In fact, this growing base of misinformed viewers seems to be turning into the target demographic for AMC. This would explain it’s take over of the Playboy website to promote the Mad Men season premiere. It would also explain why Clorox would fish out this controversial sexist ad from its past for a Mad Men time spot. Unfortunately for Matthew Wiener’s vision for the show, feminist intellectuals aren’t the most profitable demographic. While Mad Men remains great, this quality is lost on many of its fans. If AMC continues to embrace these viewers it could be remembered as a fond remembrance of misogyny and overindulgence, the antithesis of its actual message. Mad Men may not bring about a string of musical rapists, but as bloggers cheer on a rape scene as “thrilling," one must wonder whether this is much better.

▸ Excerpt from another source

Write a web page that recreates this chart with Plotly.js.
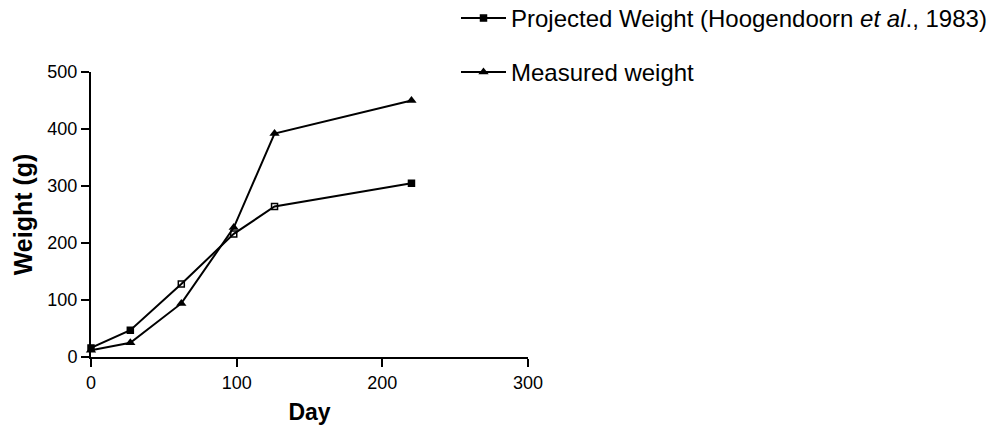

Additional Source: http://bitchmagazine.org/post/mad-men-i-love-you-but-your-fans-are-freaking-me-out

1 comment:

  1. I agree, for the most part. I can certainly see how the show could be seen as idolizing certain negative life choices. That being said, I believe that, while a certain degree of hyperbole is evident, lifestyles were different back then. People smoked more, drank more, and got away with more. I think the show also does a fair job of showing some of the negative consequences of these choices. For example, Roger's heart attack(s), in later seasons as Don's life begins to fall apart due to his affairs and he begins to see consequences to his heavy drinking, Freddy Rumson is later fired because his alcoholism begins to conflict with his work and there are more subtle examples throughout the show. I do think it is important to show this lifestyle because it was part of the time period, and the negative aftereffects were also part of the period. Of course viewers are going to interpret the show however they want and there is only so much the writers can do to try and convey their message.